For many young evangelicals in Iowa, climate is front and centre

Seated around long tables over lunch, two dozen students at Iowa’s Central College opened their monthly meeting on sustainability by discussing the upcoming Iowa caucuses. Among other things, the group has organised marches to the mayor’s office and written letters to elected officials.

There was no official endorsement, but Efrain Garcia reminded students to register and show up. “This is a really big election, because we have a real shot at electing a person, you can determine who that person is, that really supports sustainability,” Garcia said.

Iowans will gather at different sites around the state on Monday evening to choose candidates for the 2020 US presidential elections.

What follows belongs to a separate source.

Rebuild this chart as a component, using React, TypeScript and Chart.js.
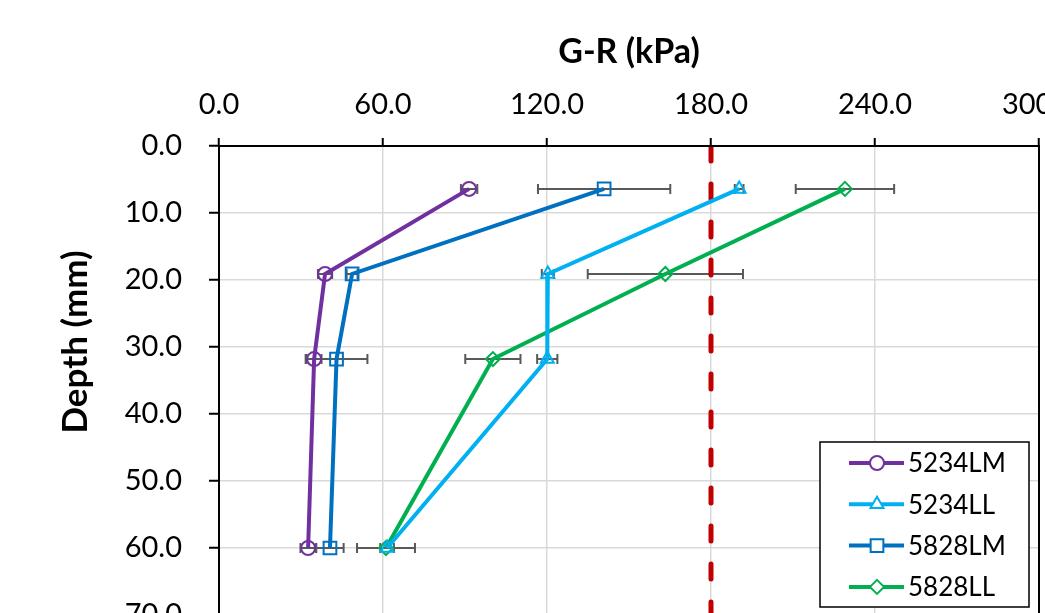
import React, { useEffect, useRef } from "react";
import { Chart, registerables } from "chart.js";

Chart.register(...registerables);

const depths = [6.4, 19.1, 31.8, 60.0];
const seriesNames = ["5234LM", "5234LL", "5828LM", "5828LL"];
const gr5234LM = [91.5, 38.8, 34.8, 32.6];
const err5234LM = [3.0, 2.6, 2.7, 2.8];
const gr5234LL = [190.3, 120.3, 120.1, 61.5];
const err5234LL = [1.6, 2.2, 3.7, 2.5];
const gr5828LM = [140.9, 48.7, 43.0, 40.6];
const err5828LM = [24.2, 2.0, 11.3, 5.0];
const gr5828LL = [229.0, 163.3, 100.2, 61.1];
const err5828LL = [18.0, 28.4, 10.1, 10.6];
const limitValue = 180;
const xTicks = [0, 60, 120, 180, 240, 300];
const yTicks = [0, 10, 20, 30, 40, 50, 60, 70];

const seriesValues = [gr5234LM, gr5234LL, gr5828LM, gr5828LL];
const seriesErrors = [err5234LM, err5234LL, err5828LM, err5828LL];
const seriesColors = ["#7030A0", "#00B0F0", "#0070C0", "#00B050"];
const seriesMarkers = ["circle", "triangle", "rect", "rectRot"];
const seriesRadii = [7, 7.5, 9, 7];

const FONT = "Lato, 'Open Sans', sans-serif";

export default function App() {
  const ref = useRef<HTMLCanvasElement | null>(null);

  useEffect(() => {
    const canvas = ref.current;
    if (!canvas) return;

    const datasets: any[] = seriesNames.map((name, s) => ({
      label: name,
      data: depths.map((d, i) => ({ x: seriesValues[s][i], y: d })),
      showLine: true,
      borderColor: seriesColors[s],
      borderWidth: 4,
      pointStyle: seriesMarkers[s],
      pointRadius: seriesRadii[s],
      pointHoverRadius: seriesRadii[s],
      pointBorderWidth: 2,
      pointBorderColor: seriesColors[s],
      pointBackgroundColor: "rgba(0,0,0,0)",
      order: 1,
    }));
    datasets.push({
      label: "limit",
      data: [
        { x: limitValue, y: yTicks[0] },
        { x: limitValue, y: yTicks[yTicks.length - 1] },
      ],
      showLine: true,
      borderColor: "#C00000",
      borderWidth: 5,
      borderDash: [15, 23],
      borderCapStyle: "round",
      pointRadius: 0,
      order: 2,
    });

    function drawMarker(ctx: CanvasRenderingContext2D, style: string, r: number, x: number, y: number) {
      ctx.beginPath();
      if (style === "circle") {
        ctx.arc(x, y, r, 0, Math.PI * 2);
      } else if (style === "triangle") {
        ctx.moveTo(x, y - r);
        ctx.lineTo(x + r * 0.866, y + r * 0.5);
        ctx.lineTo(x - r * 0.866, y + r * 0.5);
        ctx.closePath();
      } else if (style === "rect") {
        const h = r * Math.SQRT1_2;
        ctx.rect(x - h, y - h, 2 * h, 2 * h);
      } else {
        ctx.moveTo(x, y - r);
        ctx.lineTo(x + r, y);
        ctx.lineTo(x, y + r);
        ctx.lineTo(x - r, y);
        ctx.closePath();
      }
      ctx.fillStyle = "#fff";
      ctx.fill();
      ctx.stroke();
    }

    const errorBars = {
      id: "errorBars",
      beforeDatasetsDraw(chart: any) {
        const { ctx, scales } = chart;
        const xs = scales.x;
        const ys = scales.y;
        ctx.save();
        ctx.strokeStyle = "#595959";
        ctx.lineWidth = 2;
        seriesValues.forEach((vals, s) => {
          vals.forEach((v, i) => {
            const e = seriesErrors[s][i];
            const y = ys.getPixelForValue(depths[i]);
            const x1 = xs.getPixelForValue(v - e);
            const x2 = xs.getPixelForValue(v + e);
            ctx.beginPath();
            ctx.moveTo(x1, y);
            ctx.lineTo(x2, y);
            ctx.moveTo(x1, y - 5);
            ctx.lineTo(x1, y + 5);
            ctx.moveTo(x2, y - 5);
            ctx.lineTo(x2, y + 5);
            ctx.stroke();
          });
        });
        ctx.restore();
      },
    };

    const frameAndLegend = {
      id: "frameAndLegend",
      afterDraw(chart: any) {
        const { ctx, chartArea } = chart;
        ctx.save();
        ctx.strokeStyle = "#000";
        ctx.lineWidth = 2;
        ctx.strokeRect(
          chartArea.left,
          chartArea.top,
          chartArea.right - chartArea.left,
          chartArea.bottom - chartArea.top
        );
        // y title
        ctx.save();
        ctx.translate(chartArea.left - 143, chartArea.top + 196);
        ctx.rotate(-Math.PI / 2);
        ctx.font = `bold 35px ${FONT}`;
        ctx.fillStyle = "#000";
        ctx.textAlign = "center";
        ctx.textBaseline = "middle";
        ctx.fillText("Depth (mm)", 0, 0);
        ctx.restore();
        // legend
        const lx = chartArea.left + 601;
        const ly = chartArea.top + 296;
        const lw = 209;
        const lh = 165;
        ctx.fillStyle = "#fff";
        ctx.fillRect(lx, ly, lw, lh);
        ctx.strokeStyle = "#000";
        ctx.lineWidth = 1.5;
        ctx.strokeRect(lx, ly, lw, lh);
        seriesNames.forEach((name, s) => {
          const cy = ly + 21 + s * 41.3;
          ctx.strokeStyle = seriesColors[s];
          ctx.lineWidth = 4;
          ctx.beginPath();
          ctx.moveTo(lx + 29, cy);
          ctx.lineTo(lx + 84, cy);
          ctx.stroke();
          ctx.lineWidth = 2;
          ctx.strokeStyle = seriesColors[s];
          drawMarker(ctx, seriesMarkers[s], seriesRadii[s], lx + 57, cy);
          ctx.fillStyle = "#000";
          ctx.font = `26px ${FONT}`;
          ctx.textAlign = "left";
          ctx.textBaseline = "middle";
          ctx.fillText(name, lx + 88, cy + 1);
        });
        ctx.restore();
      },
    };

    const chart = new Chart(canvas, {
      type: "scatter",
      data: { datasets },
      plugins: [errorBars, frameAndLegend],
      options: {
        responsive: false,
        animation: false,
        devicePixelRatio: 1,
        layout: { padding: { left: 0, top: 0, right: 71, bottom: 85 } },
        plugins: {
          legend: { display: false },
          tooltip: { enabled: false },
        },
        scales: {
          x: {
            type: "linear",
            position: "top",
            min: xTicks[0],
            max: xTicks[xTicks.length - 1],
            afterBuildTicks(scale: any) {
              scale.ticks = xTicks.map((v) => ({ value: v }));
            },
            afterFit(scale: any) {
              scale.height = 146;
            },
            ticks: {
              color: "#000",
              font: { family: FONT, size: 29 },
              padding: 16,
              maxRotation: 0,
              callback: (v: any) => Number(v).toFixed(1),
            },
            grid: {
              color: "#D9D9D9",
              lineWidth: 1.5,
              tickColor: "#000",
              tickWidth: 2,
              tickLength: 8,
            },
            border: { color: "#000", width: 2 },
            title: {
              display: true,
              text: "G-R (kPa)",
              color: "#000",
              font: { family: FONT, size: 34, weight: "bold", lineHeight: 1 },
              padding: { top: 35, bottom: 0 },
            },
          },
          y: {
            type: "linear",
            reverse: true,
            min: yTicks[0],
            max: yTicks[yTicks.length - 1],
            afterBuildTicks(scale: any) {
              scale.ticks = yTicks.map((v) => ({ value: v }));
            },
            afterFit(scale: any) {
              scale.width = 219;
            },
            ticks: {
              color: "#000",
              font: { family: FONT, size: 29 },
              padding: 27,
              callback: (v: any) => Number(v).toFixed(1),
            },
            grid: {
              color: "#D9D9D9",
              lineWidth: 1.5,
              tickColor: "#000",
              tickWidth: 2,
              tickLength: 10,
            },
            border: { color: "#000", width: 2 },
          },
        },
      } as any,
    });

    return () => chart.destroy();
  }, []);

  return (
    <div
      style={{
        position: "fixed",
        left: 0,
        top: 0,
        width: 1045,
        height: 613,
        overflow: "hidden",
        background: "#fff",
      }}
    >
      <canvas
        ref={ref}
        width={1110}
        height={700}
        style={{ width: 1110, height: 700, display: "block" }}
      />
    </div>
  );
}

For this group of students at Central College, a school affiliated with the Reformed Church in America, the election is just as much, if not more, about engaging with an issue many grew up talking about as it is about the issues that have historically driven evangelicals and other Christians to the polls.

“I come from a very conservative family and a very conservative background, and so I used to think the sustainability movement was a very liberal agenda and a very liberal idea. And I was very turned off to the idea that I was required to take a sustainability class, because it wasn’t something that I was interested in,” said Carter Terpstra, who lives in one of the green pods on campus, where residents are required to present projects in order to keep living there, such as examining the recycling system in the athletic facilities. All students are required to take a class on sustainability.

Terpstra started to change his mind when he saw that the issues the sustainability movement was trying to address were some of the things he cared about as a Christian.

“They’re fighting for justice. Why wouldn’t I be on board with that? But at the same time, there were some things where I was like, well, I agree and disagree with even within the whole spectrum of what sustainability is,” Terpstra said. “In hindsight now, it’s better that I was educated on it than not. Because now I know what it’s all about. My preconceived ideas did not meet reality.”